- Moderator
- #161
I am saying that the 'market' brings out the best in human beings, but it also brings out the worst in human beings. The market does not regulate itself. Without rules and regulations it can destroy people lives.
This is where libertarians and the whole 'laissez-faire' hands off 'invisible hand' crap becomes a cult or a religion. That is not realistic.
Why isn't statism cultish? You guys believe in the magical power of the state to "fix" and steer the market. Sounds like a religion to me.
I am not a statist and I don't believe in magic. Don't try to radicalize my beliefs because your beliefs are radical and cultist. I believe in sound government and business practices, like rules and regulations to protect citizens from unscrupulous actors in the market, from swindlers, from polluters. Consumer protection is just as important as military protection of the citizens.
These are not statist or cultist beliefs. There is no magic about government. But it is the tool our founders created. It was their best ideas. Where every citizen has a voice, a vote and representation.
Our founding fathers were not libertarians and they most definitely were not laissez-faire capitalists. They ruled and regulated corporations with an iron hand. The malfeasance of the British East India Company was never far from their memories. The seminal achievement of their lives on this planet was creating an entity that would best protect life, liberty and the pursuit of happiness. That would best give We, the People avenues to address grievances, to protect the weak and vulnerable among us, to solve problems, to make a better nation for all citizens. It was not called a market, it is called a government. It is their gift to We, the People. It is the mechanism they created to address the problems and issue humankind faces in this life.

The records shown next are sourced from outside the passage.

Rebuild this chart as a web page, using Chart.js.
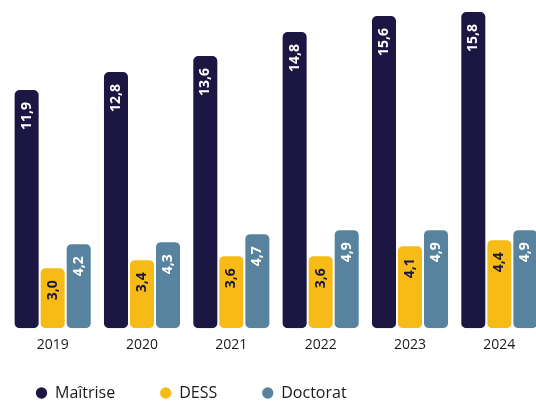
<!DOCTYPE html>
<html>
<head>
<meta charset="utf-8">
<script src="https://cdn.jsdelivr.net/npm/chart.js@4/dist/chart.umd.min.js"></script>
<style>
  html, body { margin: 0; padding: 0; background: #fff; overflow: hidden; }
  #wrap { width: 546px; height: 401px; }
</style>
</head>
<body>
<div id="wrap"><canvas id="bars"></canvas></div>
<script>
const years = ['2019', '2020', '2021', '2022', '2023', '2024'];
const maitrise = [11.9, 12.8, 13.6, 14.8, 15.6, 15.8];
const dess = [3.0, 3.4, 3.6, 3.6, 4.1, 4.4];
const doctorat = [4.2, 4.3, 4.7, 4.9, 4.9, 4.9];

const navy = '#1b1642';
const yellow = '#f6bb16';
const teal = '#58839e';

// values written sideways inside the top of each bar
const barValues = {
    id: 'barValues',
    afterDatasetsDraw(chart) {
        const ctx = chart.ctx;
        chart.data.datasets.forEach((ds, i) => {
            const meta = chart.getDatasetMeta(i);
            meta.data.forEach((bar, j) => {
                ctx.save();
                ctx.translate(bar.x, bar.y + 12);
                ctx.rotate(-Math.PI / 2);
                ctx.font = 'bold 14px "Open Sans"';
                ctx.textAlign = 'right';
                ctx.textBaseline = 'middle';
                ctx.fillStyle = ds.valueColor;
                ctx.fillText(ds.data[j].toFixed(1).replace('.', ','), 0, 0);
                ctx.restore();
            });
        });
    }
};

// nudge the legend to where it sits in the original
const legendShift = {
    id: 'legendShift',
    afterLayout(chart) {
        chart.legend.left -= 17;
        chart.legend.top -= 21;
    }
};

const ctx = document.getElementById('bars').getContext('2d');
const myChart = new Chart(ctx, {
    type: 'bar',
    data: {
        labels: years,
        datasets: [{
            label: 'Maîtrise',
            data: maitrise,
            backgroundColor: navy,
            valueColor: '#ffffff'
        }, {
            label: 'DESS',
            data: dess,
            backgroundColor: yellow,
            valueColor: navy
        }, {
            label: 'Doctorat',
            data: doctorat,
            backgroundColor: teal,
            valueColor: '#ffffff'
        }]
    },
    options: {
        responsive: true,
        maintainAspectRatio: false,
        animation: false,
        layout: { padding: { left: 8, right: 2, top: 0, bottom: 0 } },
        datasets: {
            bar: {
                categoryPercentage: 0.874,
                barPercentage: 0.923,
                borderRadius: 5,
                borderSkipped: false
            }
        },
        scales: {
            x: {
                grid: { display: false, drawTicks: false },
                border: { display: false },
                ticks: {
                    color: '#1a1a1a',
                    padding: 8,
                    font: { family: '"Open Sans"', size: 14 }
                }
            },
            y: {
                display: false,
                min: 0,
                max: 16.4
            }
        },
        plugins: {
            legend: {
                position: 'bottom',
                align: 'start',
                maxHeight: 40,
                labels: {
                    usePointStyle: true,
                    pointStyle: 'circle',
                    boxWidth: 11,
                    boxHeight: 8,
                    padding: 45,
                    color: '#1a1a1a',
                    font: { family: '"Open Sans"', size: 16 }
                }
            },
            tooltip: { enabled: false }
        }
    },
    plugins: [barValues, legendShift]
});
</script>
</body>
</html>
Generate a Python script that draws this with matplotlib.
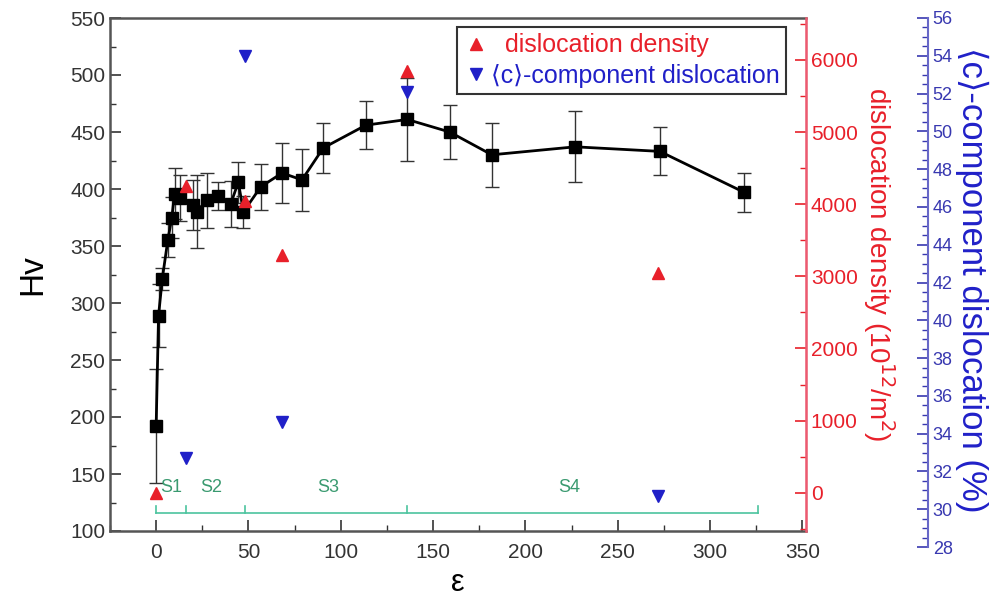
import matplotlib
matplotlib.use("Agg")
import matplotlib.pyplot as plt
from matplotlib.ticker import MultipleLocator

plt.rcParams['font.family'] = ['Liberation Sans', 'DejaVu Sans']

# Hv vs strain
strain = [0, 1.3, 3.3, 6.3, 8.5, 10, 12.7, 20, 22, 27.3, 33.6, 40.4, 44.5, 47.3,
          56.7, 68.2, 79, 90.5, 113.6, 136, 159, 181.8, 227, 272.8, 318.6]
hv = [192, 289, 321, 355, 375, 396, 392, 386, 380, 390, 394, 387, 406, 380,
      402, 414, 408, 436, 456, 461, 450, 430, 437, 433, 397]
hv_err = [50, 28, 10, 15, 18, 22, 20, 22, 32, 24, 12, 20, 18, 14,
          20, 26, 27, 22, 21, 36, 24, 28, 31, 21, 17]

# dislocation density (10^12/m^2)
dd_strain = [0, 16, 48, 68, 136, 272]
dd = [0, 4250, 4050, 3300, 5850, 3050]

# <c>-component dislocation (%)
cc_strain = [16, 48, 68, 136, 272]
cc = [32.7, 54.0, 34.6, 52.1, 30.7]

# deformation stages
stage_bounds = [0, 16, 48, 136, 326]
stage_names = ['S1', 'S2', 'S3', 'S4']
stage_text_x = [8, 30, 93, 224]

fig = plt.figure(figsize=(10.03, 6.15), dpi=100)
W, H = 1003, 615
ax = fig.add_axes([110 / W, 1 - 531 / H, 696 / W, 513 / H])
ax2 = ax.twinx()
ax3 = fig.add_axes([110 / W, 1 - 547 / H, 696 / W, 529 / H])
ax3.patch.set_visible(False)

axcol = '#555555'
red = '#e8202a'
blue = '#2020c8'

ax.errorbar(strain, hv, yerr=hv_err, color='black', marker='s', ms=8, lw=2,
            ecolor='#333333', elinewidth=1, capsize=5, capthick=1, zorder=3)

# stage bar
green_line = '#4cc49e'
green_text = '#3a9a70'
ax.plot([stage_bounds[0], stage_bounds[-1]], [115.5, 115.5], color=green_line, lw=1.2)
for b in stage_bounds:
    ax.plot([b, b], [115.5, 122], color=green_line, lw=1.2)
for name, tx in zip(stage_names, stage_text_x):
    ax.text(tx, 138, name, color=green_text, fontsize=13, ha='center', va='center')

ax.set_xlim(-25, 352)
ax.set_ylim(100, 550)
ax.xaxis.set_major_locator(MultipleLocator(50))
ax.xaxis.set_minor_locator(MultipleLocator(25))
ax.yaxis.set_major_locator(MultipleLocator(50))
ax.yaxis.set_minor_locator(MultipleLocator(25))
ax.tick_params(which='both', direction='in', top=False, colors='#333333', labelsize=15)
ax.tick_params(which='major', length=8, width=1.2)
ax.tick_params(which='minor', length=4, width=1)
ax.tick_params(axis='x', pad=9)
for s in ['left', 'bottom', 'top']:
    ax.spines[s].set_color(axcol)
    ax.spines[s].set_linewidth(1.8)
ax.set_xlabel('ε', fontsize=22, labelpad=4)
ax.set_ylabel('Hv', fontsize=24, labelpad=16)

# red axis
ax2.plot(dd_strain, dd, linestyle='none', marker='^', ms=9, color=red, zorder=4,
         label='  dislocation density')
ax2.set_ylim(-530, 6580)
ax2.yaxis.set_major_locator(MultipleLocator(1000))
ax2.yaxis.set_minor_locator(MultipleLocator(500))
ax2.tick_params(which='both', direction='in', colors=red, labelsize=15)
ax2.tick_params(which='major', length=8, width=1.2)
ax2.tick_params(which='minor', length=4, width=1)
ax2.spines['right'].set_color('#ee5a70')
ax2.spines['right'].set_linewidth(1.8)
for s in ['left', 'bottom', 'top']:
    ax2.spines[s].set_visible(False)
ax2.set_ylabel('dislocation density (10$^{12}$/m$^{2}$)', color=red, fontsize=20,
               rotation=-90)
ax2.yaxis.set_label_coords(1.13, 0.52)

# blue axis
ax3.plot(cc_strain, cc, linestyle='none', marker='v', ms=9, color=blue, zorder=4,
         label='\u27e8c\u27e9-component dislocation')
ax3.set_xlim(-25, 352)
ax3.set_ylim(28, 56)
ax3.xaxis.set_visible(False)
ax3.yaxis.tick_right()
ax3.yaxis.set_label_position('right')
ax3.spines['right'].set_position(('axes', 1.175))
for s in ['left', 'bottom', 'top']:
    ax3.spines[s].set_visible(False)
ax3.spines['right'].set_color('#6868c8')
ax3.spines['right'].set_linewidth(1.5)
ax3.yaxis.set_major_locator(MultipleLocator(2))
ax3.yaxis.set_minor_locator(MultipleLocator(0.5))
ax3.tick_params(which='both', direction='in', colors='#3838b0', labelsize=13)
ax3.tick_params(which='major', length=8, width=1.2)
ax3.tick_params(which='minor', length=4, width=1)
ax3.set_ylabel('\u27e8c\u27e9-component dislocation (%)', color=blue, fontsize=25,
               rotation=-90)
ax3.yaxis.set_label_coords(1.262, 0.505)

h2, l2 = ax2.get_legend_handles_labels()
h3, l3 = ax3.get_legend_handles_labels()
leg = fig.legend(h2 + h3, l2 + l3, loc='upper left', bbox_to_anchor=(457 / W, 1 - 27 / H),
                 fontsize=18, frameon=True, fancybox=False, edgecolor='black',
                 handletextpad=0.1, handlelength=1.0, borderpad=0.25, labelspacing=0.25,
                 borderaxespad=0)
leg.get_frame().set_linewidth(1.5)
leg.set_zorder(10)
for t, c in zip(leg.get_texts(), [red, blue]):
    t.set_color(c)

fig.savefig('out.png', dpi=100)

"The care of human life and happiness, and not their destruction, is the first and only legitimate object of good government."
Thomas Jefferson to the Republican Citizens of Washington County, Maryland" (March 31, 1809).
The selfish spirit of commerce knows no country, and feels no passion or principle but that of gain.
Thomas Jefferson - Letter to Larkin Smith (1809).
He doesn't have to radicalize your beliefs. They are radical whether you want to accept that or not.